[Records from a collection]
▬▬▬▬▬▬▬▬▬▬

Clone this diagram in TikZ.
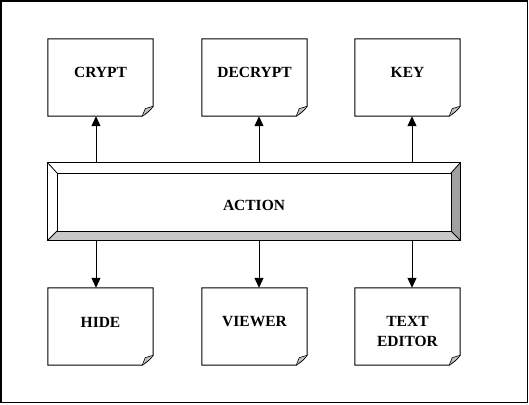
\documentclass[tikz,border=0pt]{standalone}
\usepackage{fontspec}
\setmainfont{Liberation Serif}
\usetikzlibrary{arrows.meta}
\tikzset{
  docbox/.style={minimum width=105pt, minimum height=77pt, inner sep=0pt},
  doctext/.style={font=\fontsize{15.5}{19.5}\selectfont\bfseries, align=center, inner sep=0pt},
  arr/.style={line width=1pt, -{Triangle[length=10pt,width=9pt]}},
  edge/.style={line width=1pt, line join=miter},
}
\definecolor{bevbot}{HTML}{C8C8C8}
\definecolor{bevright}{HTML}{A0A0A0}
\definecolor{foldc}{HTML}{C0C0C0}
\begin{document}
\begin{tikzpicture}[x=1pt,y=-1pt]
\useasboundingbox (0,0) rectangle (529,404);
\draw[line width=1.3pt] (1,1) rectangle (527.5,402.5);
% documents
\node[docbox] (crypt) at (100.5,77.5) {};
\node[docbox] (decrypt) at (254.5,77.5) {};
\node[docbox] (key) at (407.5,77.5) {};
\node[docbox] (hide) at (100.5,326.5) {};
\node[docbox] (viewer) at (254.5,326.5) {};
\node[docbox] (editor) at (407.5,326.5) {};
\node[doctext] (crypttext) at (100.5,72.5) {CRYPT};
\node[doctext] (decrypttext) at (254.5,72.5) {DECRYPT};
\node[doctext] (keytext) at (407.5,72.5) {KEY};
\node[doctext] (hidetext) at (100.5,322) {HIDE};
\node[doctext] (viewertext) at (254.5,322) {VIEWER};
\node[doctext] (editortext) at (407.5,331.5) {TEXT\\EDITOR};
\foreach \n in {crypt,decrypt,key,hide,viewer,editor}{
  \draw[edge] (\n.south west) -- (\n.north west) -- (\n.north east)
    -- ([yshift=10pt]\n.south east)
    .. controls ([xshift=-4pt,yshift=5pt]\n.south east) .. ([xshift=-11pt]\n.south east)
    -- cycle;
  \filldraw[fill=foldc, line width=0.6pt] ([yshift=10pt]\n.south east)
    -- ([xshift=-8pt,yshift=7.5pt]\n.south east)
    .. controls ([xshift=-9pt,yshift=4pt]\n.south east) .. ([xshift=-11pt]\n.south east);
}
% action bevel box
\node[minimum width=412pt, minimum height=77pt, inner sep=0pt] (action) at (254,201.5) {};
\coordinate (iNW) at (57,173);
\coordinate (iNE) at (451,173);
\coordinate (iSW) at (57,231);
\coordinate (iSE) at (451,231);
\fill[white] (action.north west) -- (action.north east) -- (iNE) -- (iNW) -- (iSW) -- (action.south west) -- cycle;
\fill[bevbot] (action.south west) -- (iSW) -- (iSE) -- (action.south east) -- cycle;
\fill[bevright] (action.south east) -- (iSE) -- (iNE) -- (action.north east) -- cycle;
\draw[edge] (action.north west) rectangle (action.south east);
\draw[edge] (iNW) rectangle (iSE);
\draw[line width=0.8pt] (action.north west) -- (iNW) (action.north east) -- (iNE)
  (action.south west) -- (iSW) (action.south east) -- (iSE);
\node[doctext] (actiontext) at (254,205.5) {ACTION};
% arrows
\draw[arr] (action.north -| 96,0) -- (crypt.south -| 96,0);
\draw[arr] (action.north -| 259,0) -- (decrypt.south -| 259,0);
\draw[arr] (action.north -| 412,0) -- (key.south -| 412,0);
\draw[arr] (action.south -| 96,0) -- (hide.north -| 96,0);
\draw[arr] (action.south -| 259,0) -- (viewer.north -| 259,0);
\draw[arr] (action.south -| 412,0) -- (editor.north -| 412,0);
\end{tikzpicture}
\end{document}
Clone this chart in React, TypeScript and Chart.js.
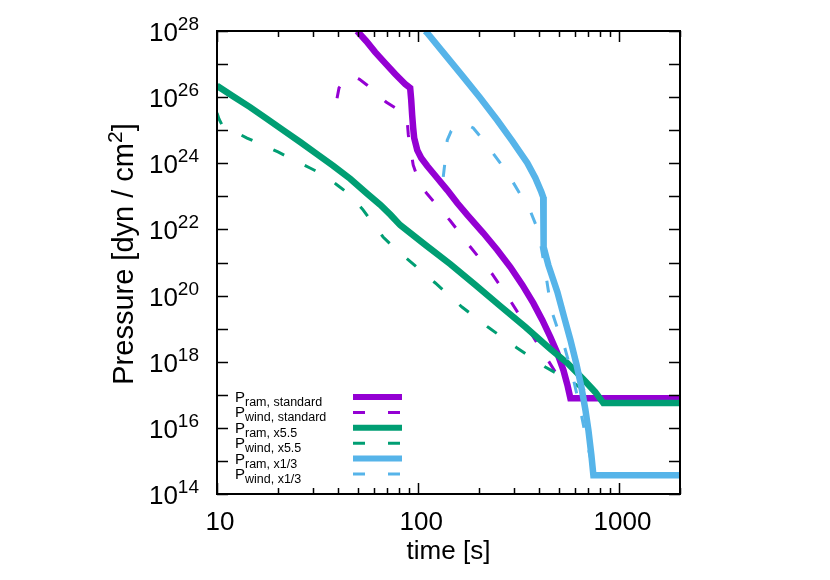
import React, { useEffect, useRef } from 'react';
import { Chart, registerables } from 'chart.js';

Chart.register(...registerables);

// ---- data (time [s], pressure [dyn/cm^2]) ----
const tRamStd = [49.7, 55.1, 61.1, 68.5, 76.8, 86.1, 91.2, 92.3, 93.3, 94.4, 95.5, 98.9, 103.5, 110.9, 124.3, 139.4, 156.3, 175.3, 210.6, 247.2, 286.9, 329.2, 373.4, 414, 453.6, 491.5, 526.6, 551.2, 570.5, 2000];
const pRamStd = [1.0e28, 5.0e27, 2.3e27, 1.07e27, 5.0e26, 2.5e26, 1.9e26, 8.2e25, 2.9e25, 1.17e25, 5.8e24, 2.5e24, 1.45e24, 8.3e23, 3.6e23, 1.55e23, 6.3e22, 2.75e22, 7.8e21, 2.4e21, 7.3e20, 2.1e20, 5.9e19, 1.8e19, 5.6e18, 1.8e18, 5.6e17, 2.0e17, 7.9e16, 7.9e16];

const tWindStd = [39.5, 40.4, 43.3, 46.9, 50.9, 55.8, 61.1, 69.2, 81.4, 88.1, 89.3, 94.4, 102.3, 110.9, 144.6, 181.3, 233.0, 289.6, 360, 444, 538, 582, 2000];
const pWindStd = [9.3e25, 1.9e26, 3.3e26, 4.4e26, 3.5e26, 2.3e26, 1.45e26, 7.1e25, 3.8e25, 2.0e25, 7.2e24, 8.9e23, 2.2e23, 1.17e23, 1.8e22, 3.0e21, 4.5e20, 6.4e19, 7.9e18, 1.05e18, 1.6e17, 7.9e16, 7.9e16];

const tRam55 = [10, 12.01, 14.59, 17.72, 21.3, 25.9, 31.4, 37.7, 45.9, 55.8, 64.9, 72.9, 81.4, 108.5, 144.6, 192.5, 256, 341, 454, 551, 660, 759, 832, 2000];
const pRam55 = [2.2e26, 1.07e26, 5.0e25, 2.2e25, 1.0e25, 4.4e24, 1.9e24, 8.5e23, 3.4e23, 1.2e23, 5.5e22, 2.75e22, 1.35e22, 3.4e21, 8.9e20, 2.1e20, 4.8e19, 1.12e19, 2.4e18, 9.1e17, 3.0e17, 1.2e17, 5.6e16, 5.6e16];

const tWind55 = [10, 10.23, 10.59, 12.29, 14.1, 16.9, 20.1, 24.1, 29.0, 34.5, 40.0, 45.9, 53.2, 59.8, 66.9, 76.9, 89.3, 121.6, 165, 222, 310, 428, 591, 716, 832, 2000];
const pWind55 = [3.3e25, 2.2e25, 1.45e25, 8.9e24, 5.8e24, 3.6e24, 2.2e24, 1.26e24, 7.2e23, 4.2e23, 2.1e23, 1.1e23, 3.9e22, 1.45e22, 5.9e21, 2.6e21, 1.2e21, 2.4e20, 4.5e19, 1.12e19, 2.6e18, 6.9e17, 2.3e17, 1.0e17, 5.6e16, 5.6e16];

const tRam13 = [108.3, 110.9, 136.2, 167.4, 203.4, 247.2, 293.6, 348.5, 382.1, 409.3, 418, 420, 443.5, 491.5, 532.6, 570.5, 611.1, 647.2, 677.5, 701.3, 725.5, 742.3, 2000];
const pRam13 = [1.0e28, 8.7e27, 1.9e27, 4.1e26, 9.4e25, 2.0e25, 4.7e24, 1.02e24, 3.6e23, 1.35e23, 9.5e22, 2.95e21, 8.3e20, 1.28e20, 2.1e19, 4.6e18, 8.5e17, 1.7e17, 3.5e16, 8.5e15, 1.5e15, 3.7e14, 3.7e14];

const tWind13 = [133.2, 136.2, 139.4, 145.9, 158.1, 171.3, 187.7, 210.6, 233.0, 261.8, 293.6, 325.4, 360.7, 386.5, 404.6, 418.8, 433.5, 458.9, 491.5, 526.6, 583.9, 639.8, 685.3, 725.5, 742.3, 2000];
const pWind13 = [3.9e23, 1.26e24, 5.0e24, 9.5e24, 1.45e25, 1.55e25, 1.17e25, 5.0e24, 2.2e24, 8.3e23, 2.9e23, 1.02e23, 3.6e22, 1.26e22, 4.2e21, 1.2e21, 3.4e20, 3.6e19, 1.05e19, 3.7e18, 4.0e17, 3.5e16, 4.3e15, 9.3e14, 3.7e14, 3.7e14];

const legendSubs = ['ram, standard', 'wind, standard', 'ram, x5.5', 'wind, x5.5', 'ram, x1/3', 'wind, x1/3'];
const yTickExps = [14, 16, 18, 20, 22, 24, 26, 28];
const yDecades = [14, 15, 16, 17, 18, 19, 20, 21, 22, 23, 24, 25, 26, 27, 28];
const xMajor = [10, 100, 1000];
const xMinor = [20, 30, 40, 50, 60, 70, 80, 90, 200, 300, 400, 500, 600, 700, 800, 900, 2000];

const PURPLE = '#9400d3';
const GREEN = '#009e73';
const BLUE = '#56b4e9';
const FONT = '"Liberation Sans", Arial, Helvetica, sans-serif';
const DASH = [12, 23];
const SOLID_W = 6.5;
const DASH_W = 3;

const series = [
  { t: tRamStd, p: pRamStd, color: PURPLE, dashed: false },
  { t: tWindStd, p: pWindStd, color: PURPLE, dashed: true },
  { t: tRam55, p: pRam55, color: GREEN, dashed: false },
  { t: tWind55, p: pWind55, color: GREEN, dashed: true },
  { t: tRam13, p: pRam13, color: BLUE, dashed: false },
  { t: tWind13, p: pWind13, color: BLUE, dashed: true },
];

const decorPlugin = {
  id: 'decor',
  afterDatasetsDraw(chart: any) {
    const ctx = chart.ctx as CanvasRenderingContext2D;
    const a = chart.chartArea;
    const xs = chart.scales.x;
    const ys = chart.scales.y;
    ctx.save();
    ctx.strokeStyle = '#000';
    ctx.fillStyle = '#000';
    ctx.lineWidth = 1.5;
    ctx.setLineDash([]);

    // ticks (inward, mirrored)
    ctx.beginPath();
    yDecades.forEach((e) => {
      const y = Math.round(ys.getPixelForValue(Math.pow(10, e))) + 0.5;
      ctx.moveTo(a.left, y); ctx.lineTo(a.left + 11, y);
      ctx.moveTo(a.right, y); ctx.lineTo(a.right - 11, y);
    });
    xMajor.forEach((v) => {
      const x = Math.round(xs.getPixelForValue(v)) + 0.5;
      ctx.moveTo(x, a.bottom); ctx.lineTo(x, a.bottom - 11);
      ctx.moveTo(x, a.top); ctx.lineTo(x, a.top + 11);
    });
    xMinor.forEach((v) => {
      const x = Math.round(xs.getPixelForValue(v)) + 0.5;
      ctx.moveTo(x, a.bottom); ctx.lineTo(x, a.bottom - 6);
      ctx.moveTo(x, a.top); ctx.lineTo(x, a.top + 6);
    });
    ctx.stroke();

    // frame
    ctx.lineWidth = 2;
    ctx.strokeRect(a.left, a.top, a.right - a.left, a.bottom - a.top);

    // y tick labels 10^n
    yTickExps.forEach((e) => {
      const y = ys.getPixelForValue(Math.pow(10, e));
      ctx.font = `19px ${FONT}`;
      const ws = ctx.measureText(String(e)).width;
      ctx.font = `26px ${FONT}`;
      const wb = ctx.measureText('10').width;
      const R = 199;
      ctx.textAlign = 'left';
      ctx.textBaseline = 'alphabetic';
      ctx.fillText('10', R - ws - wb, y + 10);
      ctx.font = `19px ${FONT}`;
      ctx.fillText(String(e), R - ws, y - 1);
    });

    // x tick labels
    ctx.font = `26px ${FONT}`;
    ctx.textAlign = 'center';
    xMajor.forEach((v) => {
      const x = xs.getPixelForValue(v);
      ctx.fillText(String(v), x + 3, 530);
    });

    // x title
    ctx.fillText('time [s]', (a.left + a.right) / 2, 559);

    // y title (rotated)
    ctx.save();
    ctx.translate(133, 254);
    ctx.rotate(-Math.PI / 2);
    ctx.textAlign = 'left';
    ctx.font = `29px ${FONT}`;
    const main = 'Pressure [dyn / cm';
    const wm = ctx.measureText(main).width;
    const wbr = ctx.measureText(']').width;
    ctx.font = `21px ${FONT}`;
    const w2 = ctx.measureText('2').width;
    const total = wm + w2 + wbr;
    const x0 = -total / 2;
    ctx.font = `29px ${FONT}`;
    ctx.fillText(main, x0, 0);
    ctx.font = `21px ${FONT}`;
    ctx.fillText('2', x0 + wm, -11);
    ctx.font = `29px ${FONT}`;
    ctx.fillText(']', x0 + wm + w2, 0);
    ctx.restore();

    // legend
    series.forEach((s, i) => {
      const y = 397 + i * 15.4;
      ctx.textAlign = 'left';
      ctx.font = `15px ${FONT}`;
      ctx.fillStyle = '#000';
      ctx.fillText('P', 235, y + 5);
      const wp = ctx.measureText('P').width;
      ctx.font = `12.5px ${FONT}`;
      ctx.fillText(legendSubs[i], 235 + wp, y + 9);
      ctx.beginPath();
      ctx.strokeStyle = s.color;
      ctx.lineWidth = s.dashed ? DASH_W : 6;
      ctx.setLineDash(s.dashed ? DASH : []);
      ctx.moveTo(353, y);
      ctx.lineTo(402, y);
      ctx.stroke();
    });
    ctx.restore();
  },
};

export default function App() {
  const ref = useRef<HTMLCanvasElement>(null);
  useEffect(() => {
    if (!ref.current) return;
    const chart = new Chart(ref.current, {
      type: 'line',
      data: {
        datasets: series.map((s, i) => ({
          data: s.t.map((t, j) => ({ x: t, y: s.p[j] })),
          borderColor: s.color,
          backgroundColor: s.color,
          borderWidth: s.dashed ? DASH_W : SOLID_W,
          borderDash: s.dashed ? DASH : [],
          pointRadius: 0,
          tension: 0,
          fill: false,
          clip: 0,
          order: series.length - i,
        })),
      },
      options: {
        animation: false,
        responsive: false,
        maintainAspectRatio: false,
        events: [],
        layout: { padding: { left: 217, right: 150, top: 31, bottom: 86 } },
        plugins: { legend: { display: false }, tooltip: { enabled: false } },
        scales: {
          x: { type: 'logarithmic', min: 10, max: 2000, display: false },
          y: { type: 'logarithmic', min: 1e14, max: 1e28, display: false },
        },
      },
      plugins: [decorPlugin],
    } as any);
    return () => chart.destroy();
  }, []);
  return (
    <div style={{ position: 'absolute', left: 0, top: 0, width: 830, height: 580, background: '#fff' }}>
      <canvas ref={ref} width={830} height={580} style={{ width: 830, height: 580 }} />
    </div>
  );
}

▬▬▬▬▬▬▬▬▬▬

[Set exercise]
Extract the stretch of lines that begins at the line with "Clone this chart" and ends at the line with "Chart.register(...registerables);", inclusive. Omit every picture.

[Written solution]
Clone this chart in React, TypeScript and Chart.js.
import React, { useEffect, useRef } from 'react';
import { Chart, registerables } from 'chart.js';

Chart.register(...registerables);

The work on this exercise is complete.